>> start Dataset content

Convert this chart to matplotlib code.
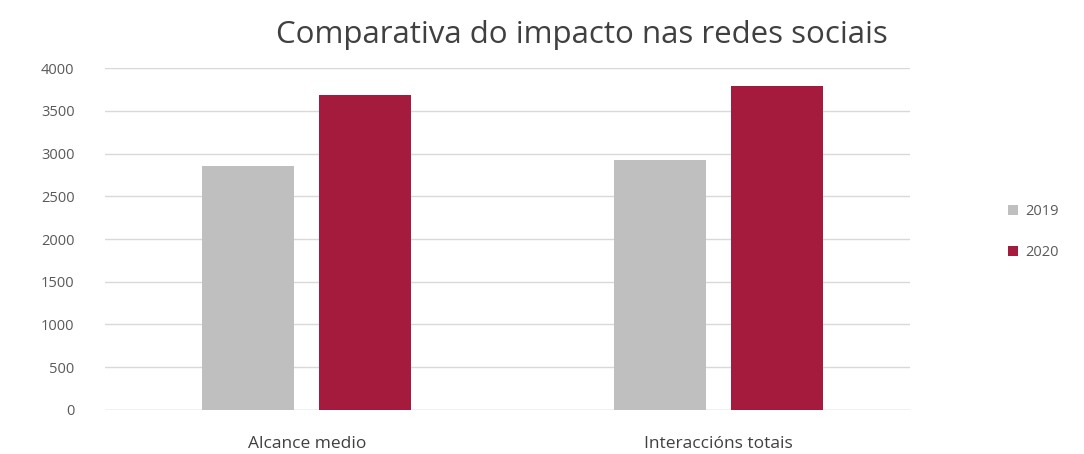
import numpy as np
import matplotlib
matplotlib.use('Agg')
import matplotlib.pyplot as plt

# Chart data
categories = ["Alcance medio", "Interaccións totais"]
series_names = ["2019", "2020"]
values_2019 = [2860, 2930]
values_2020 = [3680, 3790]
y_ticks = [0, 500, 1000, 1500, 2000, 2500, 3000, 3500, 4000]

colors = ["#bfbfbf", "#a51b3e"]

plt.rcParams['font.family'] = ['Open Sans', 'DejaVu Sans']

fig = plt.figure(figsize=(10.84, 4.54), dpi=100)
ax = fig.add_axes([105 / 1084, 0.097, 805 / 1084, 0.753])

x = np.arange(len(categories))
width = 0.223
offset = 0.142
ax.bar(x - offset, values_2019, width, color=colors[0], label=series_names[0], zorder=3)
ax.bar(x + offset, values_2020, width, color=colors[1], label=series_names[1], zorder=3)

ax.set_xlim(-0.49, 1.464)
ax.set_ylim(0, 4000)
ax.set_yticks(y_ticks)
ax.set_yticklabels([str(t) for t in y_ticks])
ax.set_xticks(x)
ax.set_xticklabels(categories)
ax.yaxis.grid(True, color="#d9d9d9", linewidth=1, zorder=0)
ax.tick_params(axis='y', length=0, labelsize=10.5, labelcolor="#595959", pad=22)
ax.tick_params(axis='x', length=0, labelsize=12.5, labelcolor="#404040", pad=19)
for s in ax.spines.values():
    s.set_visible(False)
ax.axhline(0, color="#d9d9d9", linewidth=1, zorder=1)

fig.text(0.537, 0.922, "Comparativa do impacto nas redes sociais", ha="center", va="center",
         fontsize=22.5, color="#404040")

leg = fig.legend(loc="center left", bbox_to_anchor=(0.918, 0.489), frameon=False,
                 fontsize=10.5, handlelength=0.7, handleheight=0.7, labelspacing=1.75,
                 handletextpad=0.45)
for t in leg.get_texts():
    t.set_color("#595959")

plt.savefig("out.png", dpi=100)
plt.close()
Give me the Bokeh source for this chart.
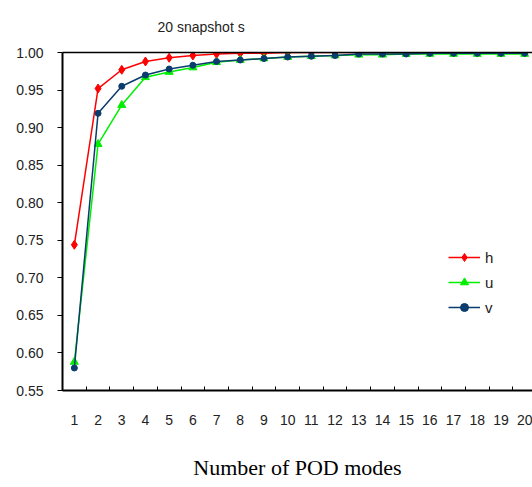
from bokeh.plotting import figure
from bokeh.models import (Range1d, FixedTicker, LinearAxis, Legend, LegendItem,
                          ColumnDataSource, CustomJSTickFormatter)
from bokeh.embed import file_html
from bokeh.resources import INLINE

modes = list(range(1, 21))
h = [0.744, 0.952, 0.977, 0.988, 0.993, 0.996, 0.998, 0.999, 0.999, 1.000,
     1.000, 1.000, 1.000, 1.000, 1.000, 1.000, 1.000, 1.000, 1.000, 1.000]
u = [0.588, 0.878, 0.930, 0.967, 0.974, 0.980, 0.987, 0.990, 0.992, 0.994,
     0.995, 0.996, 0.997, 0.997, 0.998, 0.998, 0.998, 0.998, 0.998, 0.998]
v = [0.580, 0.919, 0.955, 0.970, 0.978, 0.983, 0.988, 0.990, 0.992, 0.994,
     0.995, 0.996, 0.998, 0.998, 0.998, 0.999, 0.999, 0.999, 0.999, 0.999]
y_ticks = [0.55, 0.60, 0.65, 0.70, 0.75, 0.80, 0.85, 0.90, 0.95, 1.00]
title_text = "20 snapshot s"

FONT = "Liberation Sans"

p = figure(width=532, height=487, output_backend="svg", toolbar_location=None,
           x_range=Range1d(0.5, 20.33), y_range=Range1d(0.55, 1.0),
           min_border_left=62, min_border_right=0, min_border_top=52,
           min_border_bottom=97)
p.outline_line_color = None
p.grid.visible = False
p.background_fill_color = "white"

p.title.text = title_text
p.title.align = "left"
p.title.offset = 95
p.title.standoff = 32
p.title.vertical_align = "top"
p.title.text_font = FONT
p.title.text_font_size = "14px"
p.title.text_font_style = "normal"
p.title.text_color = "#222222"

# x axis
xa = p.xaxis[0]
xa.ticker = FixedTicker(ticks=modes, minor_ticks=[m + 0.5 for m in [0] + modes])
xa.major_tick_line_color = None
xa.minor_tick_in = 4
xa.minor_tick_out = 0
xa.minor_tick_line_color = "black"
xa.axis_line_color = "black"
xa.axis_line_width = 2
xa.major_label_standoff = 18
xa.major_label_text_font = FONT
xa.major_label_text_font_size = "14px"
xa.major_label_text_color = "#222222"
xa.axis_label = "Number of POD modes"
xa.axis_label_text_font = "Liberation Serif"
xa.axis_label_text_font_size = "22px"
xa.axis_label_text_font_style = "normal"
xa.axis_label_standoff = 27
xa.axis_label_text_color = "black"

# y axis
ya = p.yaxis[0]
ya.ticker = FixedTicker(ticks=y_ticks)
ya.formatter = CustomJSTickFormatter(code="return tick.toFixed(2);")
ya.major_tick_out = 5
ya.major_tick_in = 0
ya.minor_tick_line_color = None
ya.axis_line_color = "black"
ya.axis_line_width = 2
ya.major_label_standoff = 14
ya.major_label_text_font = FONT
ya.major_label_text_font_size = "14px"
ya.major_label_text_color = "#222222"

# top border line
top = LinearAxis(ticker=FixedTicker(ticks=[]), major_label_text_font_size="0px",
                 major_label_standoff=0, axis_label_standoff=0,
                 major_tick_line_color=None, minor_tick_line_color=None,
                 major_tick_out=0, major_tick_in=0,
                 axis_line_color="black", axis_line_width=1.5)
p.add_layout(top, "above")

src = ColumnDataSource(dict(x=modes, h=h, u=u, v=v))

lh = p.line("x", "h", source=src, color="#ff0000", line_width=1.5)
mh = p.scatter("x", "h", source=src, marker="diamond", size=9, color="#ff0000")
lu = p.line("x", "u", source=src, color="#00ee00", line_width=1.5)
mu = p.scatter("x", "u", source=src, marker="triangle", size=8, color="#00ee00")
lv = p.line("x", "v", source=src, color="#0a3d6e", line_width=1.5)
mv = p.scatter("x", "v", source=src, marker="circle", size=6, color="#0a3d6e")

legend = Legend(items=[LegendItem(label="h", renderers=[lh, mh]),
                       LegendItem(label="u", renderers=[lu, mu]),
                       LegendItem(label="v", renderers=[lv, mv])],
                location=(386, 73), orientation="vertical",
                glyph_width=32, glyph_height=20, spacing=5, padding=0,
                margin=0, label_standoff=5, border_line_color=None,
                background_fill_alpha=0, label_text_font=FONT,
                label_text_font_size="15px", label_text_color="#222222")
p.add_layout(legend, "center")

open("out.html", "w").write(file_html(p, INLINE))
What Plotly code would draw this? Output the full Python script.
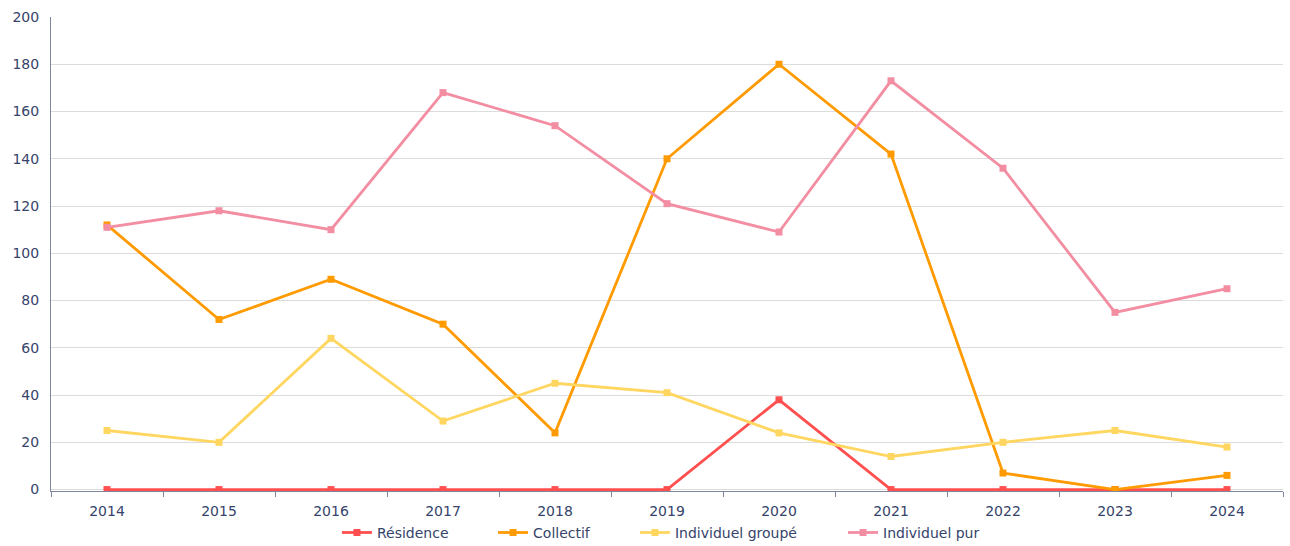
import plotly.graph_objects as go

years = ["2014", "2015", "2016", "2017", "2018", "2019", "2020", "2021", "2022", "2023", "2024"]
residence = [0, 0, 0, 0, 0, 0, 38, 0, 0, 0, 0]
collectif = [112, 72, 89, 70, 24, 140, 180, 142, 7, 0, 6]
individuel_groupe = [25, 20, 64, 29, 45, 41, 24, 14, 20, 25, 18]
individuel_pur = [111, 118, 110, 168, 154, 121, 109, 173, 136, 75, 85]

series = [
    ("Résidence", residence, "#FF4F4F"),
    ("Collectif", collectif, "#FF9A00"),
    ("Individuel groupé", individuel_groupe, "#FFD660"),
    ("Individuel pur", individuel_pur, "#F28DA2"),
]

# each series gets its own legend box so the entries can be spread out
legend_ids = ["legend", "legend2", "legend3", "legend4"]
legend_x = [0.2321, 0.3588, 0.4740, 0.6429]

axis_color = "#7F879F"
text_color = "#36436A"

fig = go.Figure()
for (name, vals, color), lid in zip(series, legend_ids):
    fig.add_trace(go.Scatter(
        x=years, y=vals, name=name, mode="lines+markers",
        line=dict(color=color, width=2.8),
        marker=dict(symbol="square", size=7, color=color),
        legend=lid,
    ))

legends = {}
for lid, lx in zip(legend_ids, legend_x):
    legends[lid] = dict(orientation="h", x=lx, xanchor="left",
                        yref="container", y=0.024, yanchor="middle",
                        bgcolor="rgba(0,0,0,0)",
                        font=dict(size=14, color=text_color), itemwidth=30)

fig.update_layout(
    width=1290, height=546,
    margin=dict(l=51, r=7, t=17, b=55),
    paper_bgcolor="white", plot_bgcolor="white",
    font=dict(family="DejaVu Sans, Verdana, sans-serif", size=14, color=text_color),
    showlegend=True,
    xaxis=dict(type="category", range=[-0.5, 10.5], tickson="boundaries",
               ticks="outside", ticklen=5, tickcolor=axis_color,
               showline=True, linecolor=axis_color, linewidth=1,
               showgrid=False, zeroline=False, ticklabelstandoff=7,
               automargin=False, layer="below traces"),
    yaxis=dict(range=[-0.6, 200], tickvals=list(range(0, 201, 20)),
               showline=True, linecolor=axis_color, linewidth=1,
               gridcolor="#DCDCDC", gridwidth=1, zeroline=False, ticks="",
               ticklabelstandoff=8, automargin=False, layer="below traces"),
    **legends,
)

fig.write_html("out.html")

>> end Dataset content

## Challenge
Only the number is wanted: how many lines of the material contain the word "code"?

## Task response
3